Dissecting by educational attainment strata partially solves the mystery. Workers with less than a high school diploma saw their unemployment rate fall from 12.0 percent to 11.3 percent. This was, by far, the largest fall of any educational attainment group in September and the second sizable monthly decline for this cohort. The unemployment rates for all other educational levels, including those with a B.A. degree and higher, saw little or no change between August and September. Add to this a large increase in those working part-time for economic reasons and you have to ask: Can we attribute at least a part of the September decline in the unemployment rate to those without a high school education taking part-time jobs?
Unfortunately, a welcome fall in low-educated joblessness, partially through part-time job gains, doesn’t do much to alleviate long-term unemployment. The percent of unemployed workers who have been looking for work for 27 weeks or more actually rose a bit to 40.1 in September from 40.0 in August. Disturbingly, the average duration of unemployment saw a second monthly increase from 39.2 to 39.8 weeks. We had been making some progress but since May the data on unemployment duration have been discouraging.
We simply need stronger job growth.
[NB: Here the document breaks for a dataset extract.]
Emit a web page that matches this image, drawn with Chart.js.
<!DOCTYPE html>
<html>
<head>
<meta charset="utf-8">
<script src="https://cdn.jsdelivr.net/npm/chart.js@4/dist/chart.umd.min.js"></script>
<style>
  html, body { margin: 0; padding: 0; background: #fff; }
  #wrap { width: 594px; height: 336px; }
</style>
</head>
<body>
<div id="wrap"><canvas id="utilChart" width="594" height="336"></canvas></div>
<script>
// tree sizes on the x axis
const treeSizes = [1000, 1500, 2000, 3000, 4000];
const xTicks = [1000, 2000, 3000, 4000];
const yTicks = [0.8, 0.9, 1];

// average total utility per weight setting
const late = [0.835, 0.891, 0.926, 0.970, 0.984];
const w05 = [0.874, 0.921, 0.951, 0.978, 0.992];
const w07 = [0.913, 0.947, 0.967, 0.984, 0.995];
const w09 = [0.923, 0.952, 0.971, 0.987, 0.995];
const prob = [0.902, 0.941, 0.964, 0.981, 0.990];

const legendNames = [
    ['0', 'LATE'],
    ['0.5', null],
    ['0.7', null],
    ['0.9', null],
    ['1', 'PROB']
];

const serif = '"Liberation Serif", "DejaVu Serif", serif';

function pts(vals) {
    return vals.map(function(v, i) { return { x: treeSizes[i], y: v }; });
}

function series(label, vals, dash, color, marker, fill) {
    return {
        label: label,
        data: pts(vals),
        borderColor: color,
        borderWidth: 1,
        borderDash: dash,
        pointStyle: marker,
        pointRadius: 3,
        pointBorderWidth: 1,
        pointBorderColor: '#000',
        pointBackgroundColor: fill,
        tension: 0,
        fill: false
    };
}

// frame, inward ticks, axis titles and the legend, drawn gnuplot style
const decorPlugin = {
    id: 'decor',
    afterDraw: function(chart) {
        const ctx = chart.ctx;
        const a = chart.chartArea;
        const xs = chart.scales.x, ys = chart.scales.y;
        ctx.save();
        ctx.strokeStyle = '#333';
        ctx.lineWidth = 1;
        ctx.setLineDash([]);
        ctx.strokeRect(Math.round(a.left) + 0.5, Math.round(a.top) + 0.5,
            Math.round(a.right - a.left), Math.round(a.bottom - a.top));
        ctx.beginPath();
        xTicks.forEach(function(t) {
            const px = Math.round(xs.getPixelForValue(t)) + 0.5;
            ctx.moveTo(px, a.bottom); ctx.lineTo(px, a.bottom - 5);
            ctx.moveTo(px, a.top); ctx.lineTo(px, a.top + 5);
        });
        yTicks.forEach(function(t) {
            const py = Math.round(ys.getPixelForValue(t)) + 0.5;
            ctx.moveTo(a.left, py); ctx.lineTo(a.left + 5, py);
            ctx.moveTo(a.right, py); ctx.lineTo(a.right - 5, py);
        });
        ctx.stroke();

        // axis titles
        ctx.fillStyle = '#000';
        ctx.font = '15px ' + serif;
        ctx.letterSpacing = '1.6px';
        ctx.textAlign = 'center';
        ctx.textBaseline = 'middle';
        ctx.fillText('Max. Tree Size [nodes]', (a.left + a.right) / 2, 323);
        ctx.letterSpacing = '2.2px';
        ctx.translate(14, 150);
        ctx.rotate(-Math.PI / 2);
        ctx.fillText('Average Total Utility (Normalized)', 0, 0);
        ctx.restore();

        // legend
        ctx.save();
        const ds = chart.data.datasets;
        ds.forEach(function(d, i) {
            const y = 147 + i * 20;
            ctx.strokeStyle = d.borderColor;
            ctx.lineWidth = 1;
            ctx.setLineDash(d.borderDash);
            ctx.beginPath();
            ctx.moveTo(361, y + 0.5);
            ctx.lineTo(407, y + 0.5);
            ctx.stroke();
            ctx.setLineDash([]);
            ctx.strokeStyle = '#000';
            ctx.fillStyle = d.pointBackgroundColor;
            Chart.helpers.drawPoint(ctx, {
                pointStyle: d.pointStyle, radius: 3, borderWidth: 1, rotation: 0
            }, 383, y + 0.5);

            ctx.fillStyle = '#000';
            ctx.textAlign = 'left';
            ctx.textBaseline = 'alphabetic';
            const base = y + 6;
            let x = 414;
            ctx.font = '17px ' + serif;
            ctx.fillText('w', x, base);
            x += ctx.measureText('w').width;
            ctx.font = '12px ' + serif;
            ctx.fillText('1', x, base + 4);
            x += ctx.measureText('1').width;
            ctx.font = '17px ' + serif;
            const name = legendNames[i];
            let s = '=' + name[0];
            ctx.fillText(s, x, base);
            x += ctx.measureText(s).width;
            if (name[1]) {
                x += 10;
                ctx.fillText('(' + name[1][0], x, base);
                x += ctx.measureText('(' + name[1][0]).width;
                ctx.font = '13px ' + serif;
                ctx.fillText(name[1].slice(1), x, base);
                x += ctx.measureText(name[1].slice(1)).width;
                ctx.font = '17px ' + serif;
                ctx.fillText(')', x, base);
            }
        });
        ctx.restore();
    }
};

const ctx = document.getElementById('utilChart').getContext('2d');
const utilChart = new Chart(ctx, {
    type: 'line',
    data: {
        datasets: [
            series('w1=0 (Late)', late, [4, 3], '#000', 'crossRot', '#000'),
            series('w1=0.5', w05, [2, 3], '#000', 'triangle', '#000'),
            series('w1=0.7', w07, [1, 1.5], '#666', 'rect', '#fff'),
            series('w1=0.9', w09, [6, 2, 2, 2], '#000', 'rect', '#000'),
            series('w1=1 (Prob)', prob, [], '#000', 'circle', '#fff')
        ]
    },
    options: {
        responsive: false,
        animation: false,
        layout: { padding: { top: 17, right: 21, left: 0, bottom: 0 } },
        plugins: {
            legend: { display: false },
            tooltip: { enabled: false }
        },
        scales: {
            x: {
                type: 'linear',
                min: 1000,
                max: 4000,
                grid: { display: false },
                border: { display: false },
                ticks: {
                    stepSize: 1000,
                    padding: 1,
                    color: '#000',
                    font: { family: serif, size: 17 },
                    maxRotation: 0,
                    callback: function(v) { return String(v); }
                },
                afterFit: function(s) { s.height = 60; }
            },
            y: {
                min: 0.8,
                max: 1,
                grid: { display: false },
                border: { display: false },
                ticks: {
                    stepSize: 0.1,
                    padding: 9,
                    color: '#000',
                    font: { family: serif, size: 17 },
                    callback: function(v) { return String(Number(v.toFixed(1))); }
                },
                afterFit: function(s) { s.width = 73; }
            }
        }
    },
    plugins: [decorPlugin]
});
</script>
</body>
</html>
September's net gain of 114,000 in total non-farm employment is inadequate, below what is needed to absorb new entrants to the labor force and less than half of what is needed on a consistent basis to really suggest a better day for the labor market. The manufacturing sector, whose employment increases had been a modest bright spot, experienced its second monthly decline in jobs, clearly impacted by a difficult global slowdown. Anyone who believes that the problems in Europe and the developing world are alien to U.S. interests should reconsider.
Job growth remains painfully slow and the duration of unemployment remains historically high. Workers without an education need to find factory jobs that have a future, not part-time jobs. Our challenges remain well ahead of us.